Dimensionality reduction consists of representing the observations in a lower-dimensional space with dimension \(q\ll p\) while preserving some characteristics (e.g. relative distance) of the original \(p\)-dimensional representation.
For visualizing relationships among observations, we typically use \(q=2\).
Principal component analysis (PCA)
Assume we have a set of \(N\) observations \(x_1,\dots,x_N\in \mathbb{R}^p\) of \(p\) variables, collected in the \(N\times p\) matrix \(\mathbf{X}\).
The principal components of \(\mathbf{X}\) provide a sequence of best linear approximations to \(\mathbf{X}\), representing \(\mathbf{X}\) by a line (\(q=1\)), plane (\(q=2\)), etc. in \(p\)-dimensional space.
A rank-\(q\) linear model in \(p\)-dimensional space takes the form
\[ f(y) = \mu + y_1 v_1 + \dots + y_q v_q = \mu + \mathbf{V}_q z, \]
where \(\mu\in\mathbb{R}^p\) is a location vector, \(z\in\mathbb{R}^q\) is a (low-dimensional) vector, and \(\mathbf{V}_q=(v_1,\dots,v_q)\) is a \(p\times q\) matrix of \(q\) orthogonal unit vectors,
\[ \begin{aligned} v_k v_{k'}^T = \sum_{j=1}^p v_{kj}v_{k'j}= \delta_{kk'} \end{aligned} \]

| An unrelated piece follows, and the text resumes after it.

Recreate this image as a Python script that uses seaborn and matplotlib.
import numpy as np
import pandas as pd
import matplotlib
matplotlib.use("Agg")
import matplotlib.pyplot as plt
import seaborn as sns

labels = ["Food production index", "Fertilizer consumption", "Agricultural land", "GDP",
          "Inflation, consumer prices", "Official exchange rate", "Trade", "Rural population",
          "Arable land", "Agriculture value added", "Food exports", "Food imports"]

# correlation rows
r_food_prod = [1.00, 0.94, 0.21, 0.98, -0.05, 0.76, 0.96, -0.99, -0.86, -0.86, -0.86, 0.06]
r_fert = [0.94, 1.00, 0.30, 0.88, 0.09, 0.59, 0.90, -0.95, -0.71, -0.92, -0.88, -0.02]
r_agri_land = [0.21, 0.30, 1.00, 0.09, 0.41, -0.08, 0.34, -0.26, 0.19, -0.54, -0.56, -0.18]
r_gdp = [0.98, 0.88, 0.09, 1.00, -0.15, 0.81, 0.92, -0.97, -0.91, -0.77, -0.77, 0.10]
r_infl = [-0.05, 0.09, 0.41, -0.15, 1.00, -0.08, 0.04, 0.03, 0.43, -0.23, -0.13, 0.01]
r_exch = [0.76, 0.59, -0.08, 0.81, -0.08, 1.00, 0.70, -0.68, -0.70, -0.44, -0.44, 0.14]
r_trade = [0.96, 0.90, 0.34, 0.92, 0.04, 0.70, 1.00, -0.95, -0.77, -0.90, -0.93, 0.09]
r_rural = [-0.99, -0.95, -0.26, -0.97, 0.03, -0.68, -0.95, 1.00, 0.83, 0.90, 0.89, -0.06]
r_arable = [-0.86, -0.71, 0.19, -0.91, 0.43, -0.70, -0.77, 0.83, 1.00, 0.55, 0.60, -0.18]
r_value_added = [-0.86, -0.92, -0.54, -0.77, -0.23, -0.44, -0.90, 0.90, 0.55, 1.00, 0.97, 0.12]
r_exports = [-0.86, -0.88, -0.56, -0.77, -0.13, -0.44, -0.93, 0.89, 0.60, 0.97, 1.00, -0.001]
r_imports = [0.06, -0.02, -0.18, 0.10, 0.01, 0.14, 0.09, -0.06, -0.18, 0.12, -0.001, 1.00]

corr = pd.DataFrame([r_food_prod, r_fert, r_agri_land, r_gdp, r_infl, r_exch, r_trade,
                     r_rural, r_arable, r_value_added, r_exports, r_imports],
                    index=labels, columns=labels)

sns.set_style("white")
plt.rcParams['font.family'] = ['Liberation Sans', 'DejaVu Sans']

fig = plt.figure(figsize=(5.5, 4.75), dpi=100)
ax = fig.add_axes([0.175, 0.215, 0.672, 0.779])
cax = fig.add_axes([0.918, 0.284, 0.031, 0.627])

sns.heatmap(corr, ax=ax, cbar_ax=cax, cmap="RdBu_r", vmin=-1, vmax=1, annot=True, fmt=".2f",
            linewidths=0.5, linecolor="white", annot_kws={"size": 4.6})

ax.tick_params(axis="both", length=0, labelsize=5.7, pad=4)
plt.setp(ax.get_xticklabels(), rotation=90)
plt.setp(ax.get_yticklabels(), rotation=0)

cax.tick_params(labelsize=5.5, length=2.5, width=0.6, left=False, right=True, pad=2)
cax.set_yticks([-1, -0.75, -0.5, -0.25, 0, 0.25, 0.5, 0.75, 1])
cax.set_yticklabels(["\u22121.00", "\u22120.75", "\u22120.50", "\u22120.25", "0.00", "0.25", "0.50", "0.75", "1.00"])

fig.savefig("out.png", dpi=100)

Fitting this model to the data using least squares amounts to minimizing the reconstruction error:
\[ \min_{\mu,\{y_{i}\},\mathbf{V}\_q} \sum_{i=1}^N \Bigl\| x_i - \mu - \mathbf{V}_q z_i \Bigr\|^2 \]
Partial optimization for \(\mu\) and the \(y_i\) gives
\[ \begin{aligned} \hat{\mu} &= \bar x = \frac1{N}\sum_{i=1}^N x_i\\ \hat{z}_i &= \mathbf{V}_q^T(x_i-\bar{x}) \end{aligned} \]

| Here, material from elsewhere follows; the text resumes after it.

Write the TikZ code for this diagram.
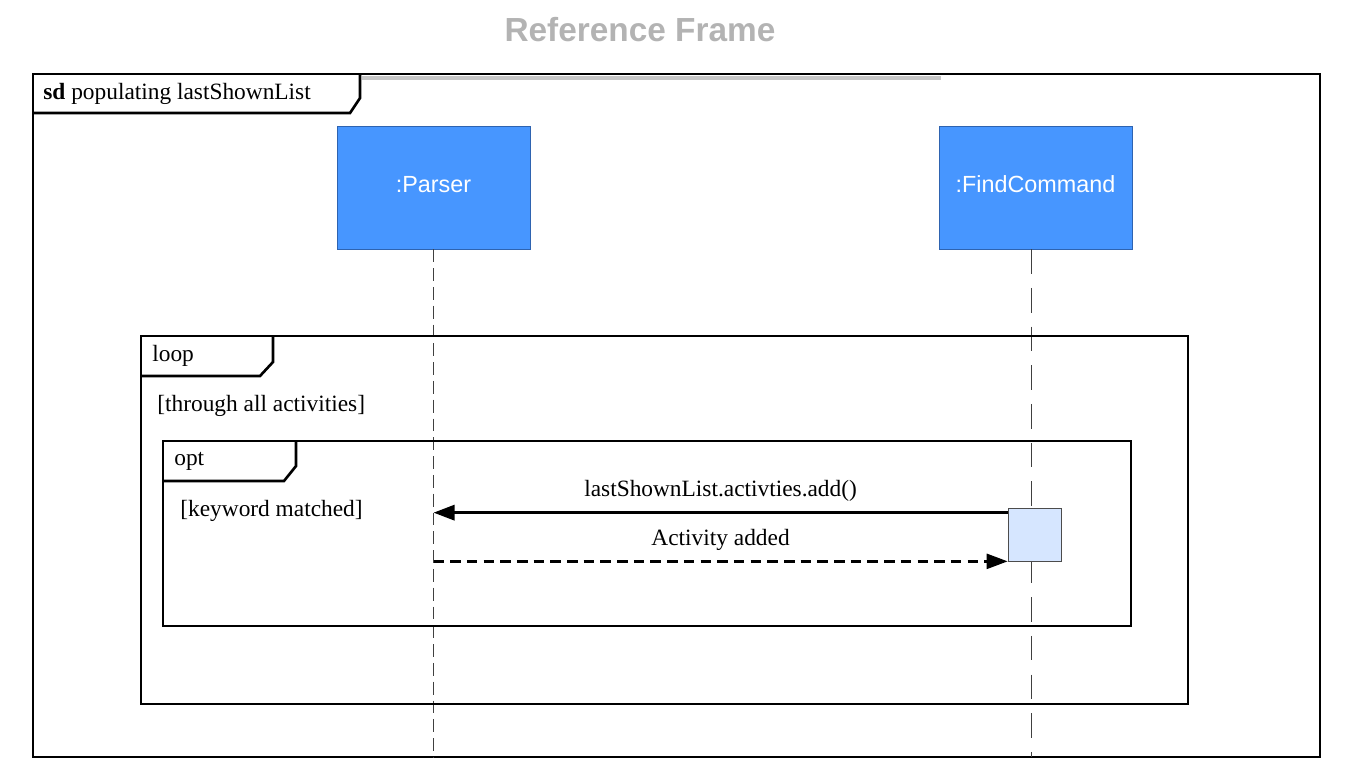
\documentclass[tikz,border=0pt]{standalone}
\usepackage{fontspec}
\setmainfont{Liberation Serif}
\setsansfont{Liberation Sans}
\usetikzlibrary{arrows.meta,positioning}

\definecolor{actorblue}{HTML}{4796FF}
\definecolor{actorline}{HTML}{2E63B0}
\definecolor{actfill}{HTML}{D6E6FF}
\definecolor{titlegray}{HTML}{B3B3B3}

\begin{document}
\begin{tikzpicture}[x=0.02cm,y=-0.02cm,
  actor/.style={draw=actorline,fill=actorblue,text=white,font=\sffamily\fontsize{13.3}{16}\selectfont,
    minimum width=3.86cm,minimum height=2.46cm,inner sep=0pt,text depth=0pt,text height=1.2ex},
  lifeline/.style={draw=black!75,line width=0.55pt},
  activation/.style={draw=black!70,fill=actfill,minimum width=1.06cm,minimum height=1.06cm,inner sep=0pt},
  framebox/.style={line width=1.5pt},
  lbl/.style={font=\fontsize{13.3}{16}\selectfont,inner sep=0pt},
  msg/.style={line width=1.8pt,-{Triangle[length=0.42cm,width=0.3cm]}},
  reply/.style={msg,line width=1.4pt,dash pattern=on 6pt off 3.5pt}]
\useasboundingbox (0,0) rectangle (1354,781);

% Title
\node[font=\sffamily\bfseries\fontsize{19}{22}\selectfont,text=titlegray] (title) at (640,30) {Reference Frame};

% Outer sd frame
\coordinate (frameNW) at (33,74);
\coordinate (frameSE) at (1320,757);
\draw[gray!45,line width=1.8pt] (362,78) -- (941,78);
\draw[framebox] (frameNW) rectangle (frameSE);
\draw[framebox] (360,74) -- (360,98) -- (350,113) -- (33,113);
\node[lbl,anchor=west] (sdlabel) at (43,93.5) {\textbf{sd} populating lastShownList};

% Lifeline heads
\node[actor] (parser) at (433.5,187.5) {:Parser};
\node[actor] (find) at (1035.5,187.5) {:FindCommand};

% Lifelines
\draw[lifeline,dash pattern=on 7.3pt off 3.4pt] (parser.south) -- (parser.south |- frameSE);
\draw[lifeline,dash pattern=on 14pt off 8pt] ([xshift=-0.09cm]find.south) -- ([xshift=-0.09cm]find.south |- frameSE);

% loop fragment
\draw[framebox] (141,336) rectangle (1188,704);
\draw[framebox] (273,336) -- (273,362) -- (260,376) -- (141,376);
\node[lbl,anchor=west] (looplabel) at (152,356) {loop};
\node[lbl,anchor=west] (loopguard) at (157,406) {[through all activities]};

% opt fragment
\draw[framebox] (163,441) rectangle (1131,626);
\draw[framebox] (296,441) -- (296,466) -- (284,481) -- (163,481);
\node[lbl,anchor=west] (optlabel) at (174,461) {opt};
\node[lbl,anchor=west] (optguard) at (180,511) {[keyword matched]};

% Activation on FindCommand
\node[activation] (act) at (1034.5,534.5) {};

% Messages
\draw[msg] ([yshift=-0.1cm]act.north west) -- ([yshift=-0.1cm]act.north west -| parser.south)
  node[lbl,midway,above=0.2cm] {lastShownList.activties.add()};
\draw[reply] (act.south west -| parser.south) -- (act.south west)
  node[lbl,midway,above=0.2cm] {Activity added};

\end{tikzpicture}
\end{document}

Plugging this into () leaves us to find the orthogonal matrix \(\mathbf{V}_q\):
\[ \begin{aligned} \min_{\mathbf{V}\_q} \sum_{i=1}^{N} \Bigl\| (x_i - \bar{x}) - \mathbf{V}_q\mathbf{V}_q^T(x_i-\bar{x}) \Bigr\|^2 \end{aligned} \]
It can be shown that the optimal solution is found when \(\mathbf{V}_q=(v_1,\dots,v_q)\) contains the \(q\) eigenvectors with largest eigenvalues of the \(p\times p\) matrix \(\mathbf{X}^T\mathbf{X}\) (if the data is centred such that \(\bar x=0\)).

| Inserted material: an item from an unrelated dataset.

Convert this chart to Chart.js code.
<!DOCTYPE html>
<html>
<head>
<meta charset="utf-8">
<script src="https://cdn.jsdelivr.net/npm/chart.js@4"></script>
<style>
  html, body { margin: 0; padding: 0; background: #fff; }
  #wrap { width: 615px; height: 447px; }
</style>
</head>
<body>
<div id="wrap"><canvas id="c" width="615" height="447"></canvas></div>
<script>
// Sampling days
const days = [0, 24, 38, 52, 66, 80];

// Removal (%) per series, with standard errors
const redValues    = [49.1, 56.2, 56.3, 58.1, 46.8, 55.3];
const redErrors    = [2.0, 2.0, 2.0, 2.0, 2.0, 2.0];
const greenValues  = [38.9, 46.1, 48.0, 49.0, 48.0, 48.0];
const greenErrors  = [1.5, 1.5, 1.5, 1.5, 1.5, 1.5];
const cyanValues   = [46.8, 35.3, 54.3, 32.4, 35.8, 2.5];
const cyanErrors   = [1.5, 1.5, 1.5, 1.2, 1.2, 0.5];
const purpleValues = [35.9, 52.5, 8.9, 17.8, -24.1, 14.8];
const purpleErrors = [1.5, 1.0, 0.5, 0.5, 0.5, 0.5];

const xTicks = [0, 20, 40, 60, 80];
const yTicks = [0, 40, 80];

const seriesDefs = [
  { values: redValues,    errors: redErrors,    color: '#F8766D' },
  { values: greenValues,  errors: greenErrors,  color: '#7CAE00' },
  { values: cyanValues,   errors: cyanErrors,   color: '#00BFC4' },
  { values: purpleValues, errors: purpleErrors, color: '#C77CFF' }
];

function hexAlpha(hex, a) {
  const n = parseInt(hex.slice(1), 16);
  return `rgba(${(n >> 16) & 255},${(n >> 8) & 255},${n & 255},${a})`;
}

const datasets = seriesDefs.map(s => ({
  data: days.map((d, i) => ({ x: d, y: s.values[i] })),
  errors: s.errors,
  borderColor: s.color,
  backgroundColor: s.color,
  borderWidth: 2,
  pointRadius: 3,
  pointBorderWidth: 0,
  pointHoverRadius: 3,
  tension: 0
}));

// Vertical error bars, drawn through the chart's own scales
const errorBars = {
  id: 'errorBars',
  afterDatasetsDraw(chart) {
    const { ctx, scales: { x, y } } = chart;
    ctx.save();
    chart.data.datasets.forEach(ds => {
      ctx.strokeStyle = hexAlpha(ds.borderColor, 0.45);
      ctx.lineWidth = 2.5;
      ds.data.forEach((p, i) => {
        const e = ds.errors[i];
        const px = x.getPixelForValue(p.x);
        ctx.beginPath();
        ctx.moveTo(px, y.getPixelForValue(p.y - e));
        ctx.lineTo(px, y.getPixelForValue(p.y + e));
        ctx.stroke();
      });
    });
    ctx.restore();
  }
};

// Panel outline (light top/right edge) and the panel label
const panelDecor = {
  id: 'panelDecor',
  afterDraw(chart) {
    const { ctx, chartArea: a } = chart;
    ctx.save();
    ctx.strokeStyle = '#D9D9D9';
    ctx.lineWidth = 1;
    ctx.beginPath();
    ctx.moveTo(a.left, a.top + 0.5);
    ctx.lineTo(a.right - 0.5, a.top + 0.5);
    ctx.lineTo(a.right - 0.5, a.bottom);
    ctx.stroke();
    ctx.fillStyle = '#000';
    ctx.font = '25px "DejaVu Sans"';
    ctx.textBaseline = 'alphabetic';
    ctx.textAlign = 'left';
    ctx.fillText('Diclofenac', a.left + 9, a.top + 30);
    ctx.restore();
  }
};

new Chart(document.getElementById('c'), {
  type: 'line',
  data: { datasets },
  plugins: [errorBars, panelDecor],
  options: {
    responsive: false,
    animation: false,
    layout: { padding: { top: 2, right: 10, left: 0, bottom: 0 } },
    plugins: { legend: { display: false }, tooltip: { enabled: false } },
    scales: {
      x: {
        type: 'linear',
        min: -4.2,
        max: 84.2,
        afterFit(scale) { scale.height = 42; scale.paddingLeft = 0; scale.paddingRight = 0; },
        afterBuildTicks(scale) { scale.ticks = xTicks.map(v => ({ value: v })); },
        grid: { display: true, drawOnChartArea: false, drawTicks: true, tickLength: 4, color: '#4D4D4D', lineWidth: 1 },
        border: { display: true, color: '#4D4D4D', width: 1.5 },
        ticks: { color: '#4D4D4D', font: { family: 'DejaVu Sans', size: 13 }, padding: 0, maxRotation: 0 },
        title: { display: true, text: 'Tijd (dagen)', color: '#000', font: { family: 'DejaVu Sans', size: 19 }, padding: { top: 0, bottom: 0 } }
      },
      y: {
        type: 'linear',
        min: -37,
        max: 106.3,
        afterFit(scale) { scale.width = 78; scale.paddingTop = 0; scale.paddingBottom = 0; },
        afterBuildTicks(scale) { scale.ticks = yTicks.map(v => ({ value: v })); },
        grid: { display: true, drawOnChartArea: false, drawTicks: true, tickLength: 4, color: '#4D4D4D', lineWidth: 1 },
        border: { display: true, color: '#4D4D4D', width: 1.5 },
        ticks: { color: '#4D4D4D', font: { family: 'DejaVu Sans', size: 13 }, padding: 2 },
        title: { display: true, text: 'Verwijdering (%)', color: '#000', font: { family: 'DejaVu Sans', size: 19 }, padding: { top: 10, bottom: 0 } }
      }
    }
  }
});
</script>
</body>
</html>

The solution can be expressed using the singular value decomposition of the obsered data matrix \(\mathbf{X}\):
\[ \mathbf{X} = \mathbf{U} \Lambda \mathbf{V}^T \]
where \(\mathbf{U}\) is an \(N\times p\) orthogonal matrix (\(\mathbf{U}^T\mathbf{U}=\mathbf{I}_p\)) whose columns are called the left singular vectors, \(\mathbf{V}\) is a \(p\times p\) orthogonal matrix (\(\mathbf{V}^T\mathbf{V}=\mathbf{I}_p\)) whose columns are called the right singular vectors, and \(\Lambda\) is a \(p\times p\) diagonal matrix with diagonal elements \(\lambda_1\geq \lambda_2 \geq \dots \geq \lambda_p\geq 0\) called the singular values.
The solution \(\mathbf{V}_q\) above consists of the first \(q\) columns of \(\mathbf{V}\).
The columns of \(\mathbf{U}\Lambda\) are called the principal components of \(\mathbf{X}\). The first \(q\) principal components are \(\mathbf{U}_q\Lambda_q\). Each principal component is a vector in \(\mathbb{R}^N\), that is, it takes a value for each observation. The solution \(\hat{z}_i\) above consists of the rows of \(\mathbf{U}_q\Lambda_q\), that is, for each observation \(i\), \(\hat{z}_i\) consists of the values of the first \(q\) principal components for observation \(i\).